Viendo la ferocidad del ataque y sabiendo que no podría resistir el asedio, Alejo III, el emperador usurpador, huyó de la ciudad llevando consigo el tesoro imperial. Ante el vacío de poder, un grupo de funcionarios liberó a Isaac II, el emperador legítimo, ciego y envejecido, y su hijo Alejo IV fue proclamado coemperador, bajo la mirada satisfecha de los cruzados, que creían haber restaurado la justicia divina.
Durante los meses siguientes, Constantinopla vivió una paz tensa. Los cruzados exigían los pagos prometidos, y Alejo IV, desesperado, mandó fundir cálices, reliquias e incluso iconos sagrados para reunir plata.
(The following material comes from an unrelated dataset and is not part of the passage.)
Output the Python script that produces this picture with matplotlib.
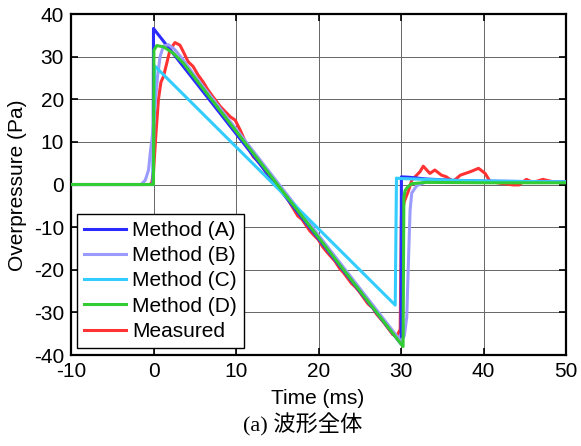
import matplotlib
matplotlib.use("Agg")
import matplotlib.pyplot as plt

plt.rcParams['font.family'] = ['Liberation Sans', 'DejaVu Sans']
plt.rcParams['axes.unicode_minus'] = False

# Method (A)
t_a = [-10, -0.05, 0.0, 30.0, 30.05, 31.0, 33.0, 36.0, 40.0, 45.0, 50.0]
p_a = [0, 0, 36.6, -37.4, 1.8, 1.7, 1.3, 1.0, 0.8, 0.7, 0.6]

# Method (B)
t_b = [-10, -1.5, -1.0, -0.6, -0.4, -0.2, 0.0, 0.3, 0.5, 0.8, 1.2, 1.8, 2.5, 3.5, 5.0,
       30.0, 30.4, 30.7, 30.9, 31.1, 31.3, 31.9, 33.0, 36.0, 40.0, 50.0]
p_b = [0, 0, 1.0, 3.4, 7.3, 10.4, 14.0, 21.0, 25.5, 30.0, 32.5, 32.8, 31.8, 29.5, 25.5,
       -36.8, -35.5, -31.0, -18.0, -6.0, -2.0, -0.3, 0.6, 0.8, 0.7, 0.6]

# Method (C)
t_c = [-10, -0.05, 0.15, 29.3, 29.45, 30.0, 33.0, 38.0, 45.0, 50.0]
p_c = [0, 0, 27.8, -28.3, 1.5, 1.4, 1.2, 0.9, 0.7, 0.6]

# Method (D)
t_d = [-10, 0.0, 0.05, 0.4, 1.2, 2.4, 3.6, 30.25, 30.3, 30.35, 30.5, 30.8, 31.3, 33.0, 40.0, 50.0]
p_d = [0, 0, 31.5, 32.6, 32.3, 30.8, 28.5, -38.0, -20.0, -3.0, -1.4, -0.6, 0.2, 0.5, 0.4, 0.4]

# Measured
t_m = [-10, -0.4, -0.2, 0.0, 0.3, 0.6, 0.9, 1.2, 1.6, 2.0, 2.6, 3.2, 3.6, 4.2, 4.8, 5.4,
       6.0, 6.6, 7.2, 8.1, 9.3, 9.9, 10.5, 11.3, 12.1, 12.9, 13.7, 14.5, 15.3, 16.1, 17.0,
       17.5, 18.0, 18.6, 19.0, 20.0, 20.5, 21.0, 22.0, 22.6, 23.0, 24.0, 24.5, 25.0, 26.0,
       26.6, 27.0, 28.0, 28.5, 29.0, 29.5, 29.9,
       30.05, 30.4, 30.9, 31.3, 31.8, 32.3, 32.7, 33.5, 34.1, 34.9, 35.5, 36.3, 37.2, 38.4,
       39.4, 40.2, 40.8, 42.0, 43.6, 44.3, 45.2, 46.0, 47.2, 48.5, 50.0]
p_m = [0, 0, 0.5, 3.0, 12.0, 20.0, 24.0, 25.3, 28.4, 31.6, 33.3, 32.7, 31.2, 28.8, 27.7, 25.7,
       24.1, 22.2, 20.6, 18.3, 15.9, 15.1, 12.8, 9.3, 6.5, 5.0, 2.6, 1.0, -1.2, -2.9, -5.8,
       -7.4, -8.2, -9.9, -11.0, -13.0, -14.6, -15.8, -18.0, -19.8, -20.6, -23.2, -24.1, -25.3, -28.0,
       -29.0, -30.3, -32.6, -33.9, -35.2, -35.5, -34.0,
       -7.5, -4.0, -1.5, 1.0, 2.0, 3.0, 4.3, 2.6, 3.4, 2.2, 1.8, 0.7, 2.2, 3.0,
       3.8, 2.6, 0.7, 0.3, -0.1, -0.1, 1.2, 0.5, 1.2, 0.6, 0.5]

fig = plt.figure(figsize=(5.81, 4.46), dpi=100)
ax = fig.add_axes([0.1222, 0.204, 0.852, 0.7646])

lw = 2.2
lm, = ax.plot(t_m, p_m, color='#ff3333', lw=lw, label='Measured', zorder=2)
la, = ax.plot(t_a, p_a, color='#2b2bff', lw=lw, label='Method (A)', zorder=3)
lb, = ax.plot(t_b, p_b, color='#9a9aff', lw=lw, label='Method (B)', zorder=3)
lc, = ax.plot(t_c, p_c, color='#33ccff', lw=lw, label='Method (C)', zorder=3)
ld, = ax.plot(t_d, p_d, color='#33cc33', lw=lw, label='Method (D)', zorder=4)

ax.set_xlim(-10, 50)
ax.set_ylim(-40, 40)
ax.set_xticks(range(-10, 51, 10))
ax.set_yticks(range(-40, 41, 10))
ax.grid(True, color='0.4', lw=0.7)
ax.set_axisbelow(True)
ax.tick_params(direction='in', length=5, width=1.2, labelsize=15,
               top=True, right=True, pad=5)
for s in ax.spines.values():
    s.set_linewidth(1.6)

leg = ax.legend(handles=[la, lb, lc, ld, lm], loc='lower left',
                bbox_to_anchor=(0.012, 0.02), fontsize=15, frameon=True,
                fancybox=False, edgecolor='black', framealpha=1,
                handlelength=2.0, handletextpad=0.3, labelspacing=0.3,
                borderpad=0.35, borderaxespad=0)
leg.get_frame().set_linewidth(1.0)

fig.text(18 / 581, 0.585, 'Overpressure (Pa)', rotation=90, fontsize=15,
         ha='center', va='center')
fig.text(318 / 581, 1 - 398 / 446, 'Time (ms)', fontsize=15, ha='center', va='center')
fig.text(303 / 581, 1 - 425 / 446, '(a) 波形全体', fontsize=16, ha='center', va='center',
         family=['Liberation Serif', 'Noto Sans CJK JP'])

fig.savefig('out.png', dpi=100)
El pueblo lo odiaba; los disturbios se multiplicaban, y las iglesias se llenaban de murmullos contra los extranjeros. En diciembre, la ira estalló. Los ciudadanos se alzaron contra los cruzados, los comerciantes del barrio latino fueron masacrados y las calles se tiñeron de sangre. De entre los rebeldes emergió un nuevo líder: Alejo Ducas, apodado Murzuflo, un general astuto y feroz que supo canalizar el resentimiento del pueblo.
En enero de 1204, el destino se cumplió. Alejo IV fue derrocado y estrangulado en prisión; su padre, Isaac II, murió poco después. Murzuflo fue coronado emperador, con el respaldo de la guardia varega.

Los bizantinos iniciaron una ofensiva contra los latinos que aún permanecían dentro de la ciudad, expulsándolos y reforzando las defensas ante un posible asedio. También lanzaron un ataque contra el campamento de los cruzados, pero fueron derrotados. En la batalla perdieron el estandarte imperial y el sagrado icono de la Virgen Nikopoios, lo que llenó la ciudad de un aire de pesadumbre.
No queriendo volver a negociar, los cruzados decidieron tomar por la fuerza lo que se les había prometido. El 9 de abril lanzaron su primer asalto, frustrado por una tormenta. Dos días después, el 11 de abril, los cañones y catapultas volvieron a rugir. El 12 de abril de 1204, se abrió brecha en las murallas… y comenzó el caos.